What you need to do »
Omit every picture, and retype the lines that run from the beginning of the data below through the line containing "const vysokoobespechennye = [19, 25, 19, 31, 6, 0];", inclusive.

Data provided »
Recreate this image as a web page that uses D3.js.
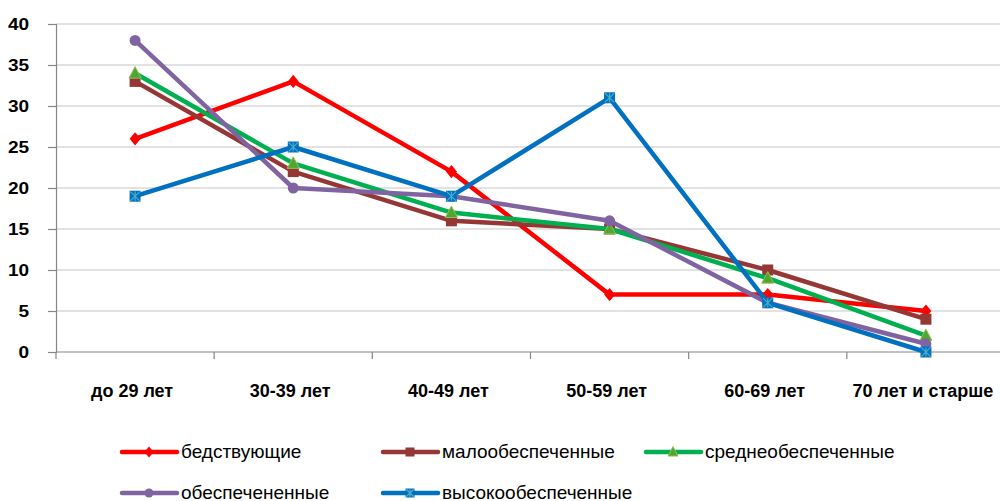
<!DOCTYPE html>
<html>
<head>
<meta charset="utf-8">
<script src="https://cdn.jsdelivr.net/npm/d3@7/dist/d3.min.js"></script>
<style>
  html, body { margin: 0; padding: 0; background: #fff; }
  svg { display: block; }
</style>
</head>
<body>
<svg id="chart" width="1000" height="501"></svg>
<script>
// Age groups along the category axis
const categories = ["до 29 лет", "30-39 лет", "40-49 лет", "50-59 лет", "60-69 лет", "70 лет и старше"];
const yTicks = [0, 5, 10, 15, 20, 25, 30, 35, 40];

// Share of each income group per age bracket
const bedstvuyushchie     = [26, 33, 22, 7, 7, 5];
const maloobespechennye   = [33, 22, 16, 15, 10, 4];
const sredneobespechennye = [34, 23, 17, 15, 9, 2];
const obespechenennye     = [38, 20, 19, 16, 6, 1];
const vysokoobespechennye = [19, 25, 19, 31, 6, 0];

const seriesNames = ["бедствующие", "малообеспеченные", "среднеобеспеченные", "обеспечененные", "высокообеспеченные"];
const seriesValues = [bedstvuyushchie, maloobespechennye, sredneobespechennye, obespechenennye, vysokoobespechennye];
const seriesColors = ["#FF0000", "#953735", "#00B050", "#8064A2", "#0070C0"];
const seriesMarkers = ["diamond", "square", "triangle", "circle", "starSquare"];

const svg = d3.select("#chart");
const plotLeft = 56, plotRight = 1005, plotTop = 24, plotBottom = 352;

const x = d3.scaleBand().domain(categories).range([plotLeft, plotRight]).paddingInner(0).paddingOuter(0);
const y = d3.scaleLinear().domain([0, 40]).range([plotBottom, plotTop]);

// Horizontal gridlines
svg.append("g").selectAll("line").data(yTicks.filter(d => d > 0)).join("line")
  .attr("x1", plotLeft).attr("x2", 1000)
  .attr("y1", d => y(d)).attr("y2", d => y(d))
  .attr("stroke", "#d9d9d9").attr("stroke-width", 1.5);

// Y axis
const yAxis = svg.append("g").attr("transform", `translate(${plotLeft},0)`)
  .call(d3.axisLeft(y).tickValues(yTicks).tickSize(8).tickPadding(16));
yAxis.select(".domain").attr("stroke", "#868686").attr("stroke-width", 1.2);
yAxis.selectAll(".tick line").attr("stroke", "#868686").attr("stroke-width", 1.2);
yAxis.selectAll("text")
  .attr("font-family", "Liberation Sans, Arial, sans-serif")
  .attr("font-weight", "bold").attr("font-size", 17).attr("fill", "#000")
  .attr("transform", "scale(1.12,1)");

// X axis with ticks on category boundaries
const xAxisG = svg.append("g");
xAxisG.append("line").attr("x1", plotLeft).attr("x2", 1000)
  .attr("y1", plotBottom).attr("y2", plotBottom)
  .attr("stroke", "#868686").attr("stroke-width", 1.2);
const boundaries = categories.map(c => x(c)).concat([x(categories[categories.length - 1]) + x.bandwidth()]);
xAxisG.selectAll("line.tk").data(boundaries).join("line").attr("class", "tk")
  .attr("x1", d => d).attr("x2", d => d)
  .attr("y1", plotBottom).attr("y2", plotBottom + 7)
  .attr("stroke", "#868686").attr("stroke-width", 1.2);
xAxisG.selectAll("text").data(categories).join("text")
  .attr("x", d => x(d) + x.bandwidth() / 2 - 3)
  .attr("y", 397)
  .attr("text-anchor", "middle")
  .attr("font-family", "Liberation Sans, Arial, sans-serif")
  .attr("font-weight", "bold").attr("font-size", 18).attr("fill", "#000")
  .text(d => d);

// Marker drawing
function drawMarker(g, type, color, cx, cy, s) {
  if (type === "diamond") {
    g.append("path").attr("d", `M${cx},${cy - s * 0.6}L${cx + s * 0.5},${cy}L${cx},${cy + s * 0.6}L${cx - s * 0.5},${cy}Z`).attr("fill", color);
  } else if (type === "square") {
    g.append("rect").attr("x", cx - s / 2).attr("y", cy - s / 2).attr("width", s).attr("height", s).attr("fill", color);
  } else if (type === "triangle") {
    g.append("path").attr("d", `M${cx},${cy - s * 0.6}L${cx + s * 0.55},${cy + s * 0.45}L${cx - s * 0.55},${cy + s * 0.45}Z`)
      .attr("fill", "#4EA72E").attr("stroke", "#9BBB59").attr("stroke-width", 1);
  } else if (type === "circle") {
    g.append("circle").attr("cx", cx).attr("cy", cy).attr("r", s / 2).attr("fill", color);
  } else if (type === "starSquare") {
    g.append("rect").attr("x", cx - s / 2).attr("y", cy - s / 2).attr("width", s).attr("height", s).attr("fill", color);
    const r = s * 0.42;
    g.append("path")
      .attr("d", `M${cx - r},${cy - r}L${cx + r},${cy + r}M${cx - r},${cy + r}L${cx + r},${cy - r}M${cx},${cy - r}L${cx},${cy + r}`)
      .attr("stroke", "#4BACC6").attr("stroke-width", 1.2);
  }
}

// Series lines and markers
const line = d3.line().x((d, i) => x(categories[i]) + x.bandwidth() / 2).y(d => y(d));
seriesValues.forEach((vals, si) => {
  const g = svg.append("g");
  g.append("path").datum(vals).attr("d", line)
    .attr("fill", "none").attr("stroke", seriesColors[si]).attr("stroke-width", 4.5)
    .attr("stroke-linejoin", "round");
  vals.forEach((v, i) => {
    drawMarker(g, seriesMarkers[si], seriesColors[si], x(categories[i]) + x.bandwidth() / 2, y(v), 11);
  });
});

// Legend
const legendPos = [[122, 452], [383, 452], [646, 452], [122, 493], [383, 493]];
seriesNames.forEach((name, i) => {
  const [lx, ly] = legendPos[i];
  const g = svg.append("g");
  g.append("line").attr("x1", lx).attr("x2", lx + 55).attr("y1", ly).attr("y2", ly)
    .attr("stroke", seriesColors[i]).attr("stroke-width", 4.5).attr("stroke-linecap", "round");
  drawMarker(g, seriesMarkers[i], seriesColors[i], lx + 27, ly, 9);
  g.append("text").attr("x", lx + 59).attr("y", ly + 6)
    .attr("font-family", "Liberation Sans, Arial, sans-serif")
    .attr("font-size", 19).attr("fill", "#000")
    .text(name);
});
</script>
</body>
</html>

Solution for this task »
Recreate this image as a web page that uses D3.js.
<!DOCTYPE html>
<html>
<head>
<meta charset="utf-8">
<script src="https://cdn.jsdelivr.net/npm/d3@7/dist/d3.min.js"></script>
<style>
  html, body { margin: 0; padding: 0; background: #fff; }
  svg { display: block; }
</style>
</head>
<body>
<svg id="chart" width="1000" height="501"></svg>
<script>
// Age groups along the category axis
const categories = ["до 29 лет", "30-39 лет", "40-49 лет", "50-59 лет", "60-69 лет", "70 лет и старше"];
const yTicks = [0, 5, 10, 15, 20, 25, 30, 35, 40];

// Share of each income group per age bracket
const bedstvuyushchie     = [26, 33, 22, 7, 7, 5];
const maloobespechennye   = [33, 22, 16, 15, 10, 4];
const sredneobespechennye = [34, 23, 17, 15, 9, 2];
const obespechenennye     = [38, 20, 19, 16, 6, 1];
const vysokoobespechennye = [19, 25, 19, 31, 6, 0];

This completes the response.